Although the number of young people who identify as transgender in the United States remains small, it has nearly doubled in recent years, and schools have come under pressure to address the needs of those young people amid a polarized political environment where both sides warn that one wrong step could result in irreparable harm.
The public school that Mrs. Bradshaw’s son attends is one of many throughout the country that allow students to socially transition — change their name, pronouns, or gender expression — without parental consent. Districts have said they want parents to be involved but must follow federal and, in some cases, state guidance meant to protect students from discrimination and violations of their privacy.
But dozens of parents whose children have socially transitioned at school told The Times they felt villainized by educators who seemed to think that they — not the parents — knew what was best for their children.
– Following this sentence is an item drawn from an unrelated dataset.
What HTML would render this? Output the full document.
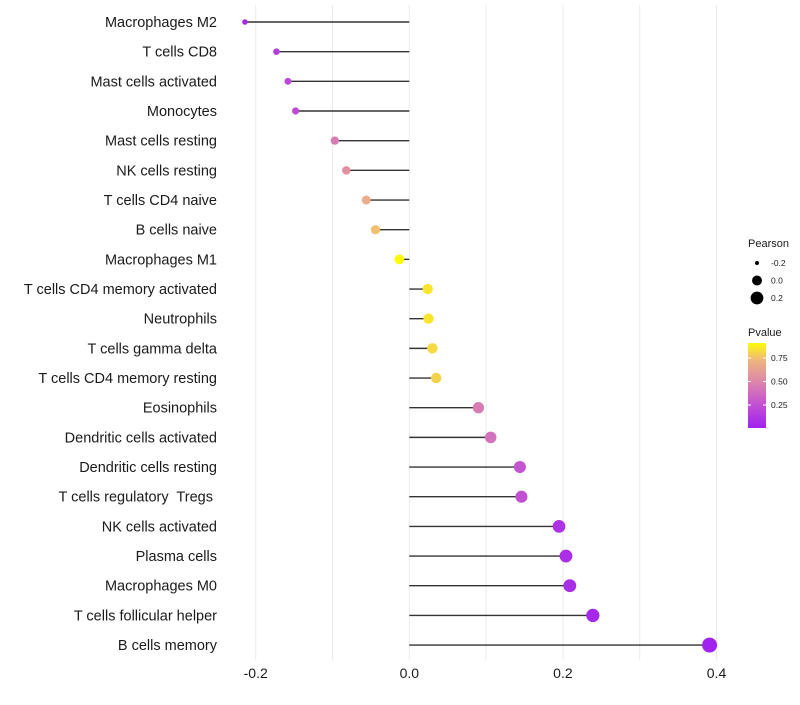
<!DOCTYPE html>
<html><head><meta charset="utf-8"><style>
body{margin:0;background:#fff;font-family:"Liberation Sans",sans-serif}
svg text{font-family:"Liberation Sans",sans-serif;white-space:pre}
</style></head><body>
<svg id="chart" width="800" height="700"></svg>
<script>
const categories=["Macrophages M2","T cells CD8","Mast cells activated","Monocytes","Mast cells resting","NK cells resting","T cells CD4 naive","B cells naive","Macrophages M1","T cells CD4 memory activated","Neutrophils","T cells gamma delta","T cells CD4 memory resting","Eosinophils","Dendritic cells activated","Dendritic cells resting","T cells regulatory  Tregs ","NK cells activated","Plasma cells","Macrophages M0","T cells follicular helper","B cells memory"];
const pearson=[-0.214,-0.173,-0.158,-0.148,-0.097,-0.082,-0.056,-0.044,-0.013,0.024,0.025,0.030,0.035,0.090,0.106,0.144,0.146,0.195,0.204,0.209,0.239,0.391];
const pvalue=[0.05,0.15,0.2,0.22,0.45,0.55,0.68,0.75,0.91,0.85,0.85,0.82,0.8,0.45,0.4,0.27,0.25,0.1,0.08,0.07,0.04,0.005];
const xTicks=[-0.2,0,0.2,0.4];
const xTickLabels=["-0.2","0.0","0.2","0.4"];
const gridVals=[-0.2,-0.1,0,0.1,0.2,0.3,0.4];
const sizeLegend=[-0.2,0.0,0.2];
const colorLegend=[0.25,0.5,0.75];

const NS="http://www.w3.org/2000/svg";
const svg=document.getElementById('chart');
function el(t,a,p){const e=document.createElementNS(NS,t);for(const k in a)e.setAttribute(k,a[k]);(p||svg).appendChild(e);return e;}
const x=v=>409.3+v*768;
const y=i=>22+i*29.67;
const r=v=>Math.sqrt(Math.max(2.5,24.8+80*v));
const stops=[[0,[160,32,240]],[0.3,[200,90,205]],[0.5,[220,135,170]],[0.72,[238,180,130]],[0.92,[255,255,0]]];
function col(p){for(let i=1;i<stops.length;i++){if(p<=stops[i][0]){const a=stops[i-1],b=stops[i];const t=(p-a[0])/(b[0]-a[0]);return 'rgb('+a[1].map((c,j)=>Math.round(c+(b[1][j]-c)*t)).join(',')+')';}}return 'rgb(255,255,0)';}

gridVals.forEach(v=>{const g=el('line',{x1:x(v),x2:x(v),y1:5,y2:660,stroke:'#ebebeb','stroke-width':1});

});
xTicks.forEach((v,i)=>{const t=el('text',{x:x(v),y:678,'text-anchor':'middle','font-size':14,fill:'#1a1a1a'});t.textContent=xTickLabels[i];

});
categories.forEach((c,i)=>{
const t=el('text',{x:217,y:y(i)+5,'text-anchor':'end','font-size':14.5,fill:'#1a1a1a'});t.textContent=c;


const l=el('line',{x1:x(0),x2:x(pearson[i]),y1:y(i),y2:y(i),stroke:'#333','stroke-width':1.4});


const d=el('circle',{cx:x(pearson[i]),cy:y(i),r:r(pearson[i]),fill:col(pvalue[i])});


});
const lt=el('text',{x:748,y:247,'font-size':11,fill:'#1a1a1a'});lt.textContent='Pearson';


sizeLegend.forEach((v,i)=>{const cy=263+i*17.5;
const c=el('circle',{cx:757,cy:cy,r:r(v)-(i==0?1:0),fill:'#000'});


const t=el('text',{x:771,y:cy+3,'font-size':8.5,fill:'#1a1a1a'});t.textContent=v===0?'0.0':String(v);

});
const pt=el('text',{x:748,y:336,'font-size':11,fill:'#1a1a1a'});pt.textContent='Pvalue';


const defs=el('defs',{});const lg=el('linearGradient',{id:'pg',x1:0,y1:1,x2:0,y2:0},defs);
const pmin=0.005,pmax=0.91;
for(let k=0;k<=10;k++){const p=pmin+(pmax-pmin)*k/10;el('stop',{offset:k/10,'stop-color':col(p)},lg);}
const cb=el('rect',{x:748,y:343,width:18,height:85,fill:'url(#pg)'});


const cy=p=>428-(p-pmin)/(pmax-pmin)*85;
colorLegend.forEach(p=>{el('line',{x1:748,x2:751,y1:cy(p),y2:cy(p),stroke:'#fff'});el('line',{x1:763,x2:766,y1:cy(p),y2:cy(p),stroke:'#fff'});
const t=el('text',{x:771,y:cy(p)+3,'font-size':8.5,fill:'#1a1a1a'});t.textContent=p.toFixed(2);

});
</script>
</body></html>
They insisted that educators should not intervene without notifying parents unless there is evidence of physical abuse at home. Although some didn’t want their children to transition at all, others said they were open to it, but felt schools forced the process to move too quickly, and that they couldn’t raise concerns without being cut out completely or having their home labeled “unsafe.”
Conservative legal groups have filed a growing number of lawsuits against school districts, accusing them of failing to involve parents in their children’s education and mental health care. Critics say groups like these have long worked to delegitimize public education and eradicate the rights of transgender people.
But how schools should address gender identity cuts through the liberal and conservative divide. Parents of all political persuasions have found themselves unsettled by what schools know and don’t reveal.
Judges have dismissed many of the lawsuits. In December, a federal judge threw out Mr. Foote’s case, writing that affirming a student’s gender identity was not necessarily a medical intervention or even evidence of social transition, but “simply accords the person the basic level of respect expected in a civil society generally.”
However, the judge acknowledged that “it is disconcerting” that school administrators might “actively hide information from parents about something of importance regarding their child.”
In January, Mr. Foote filed an appeal.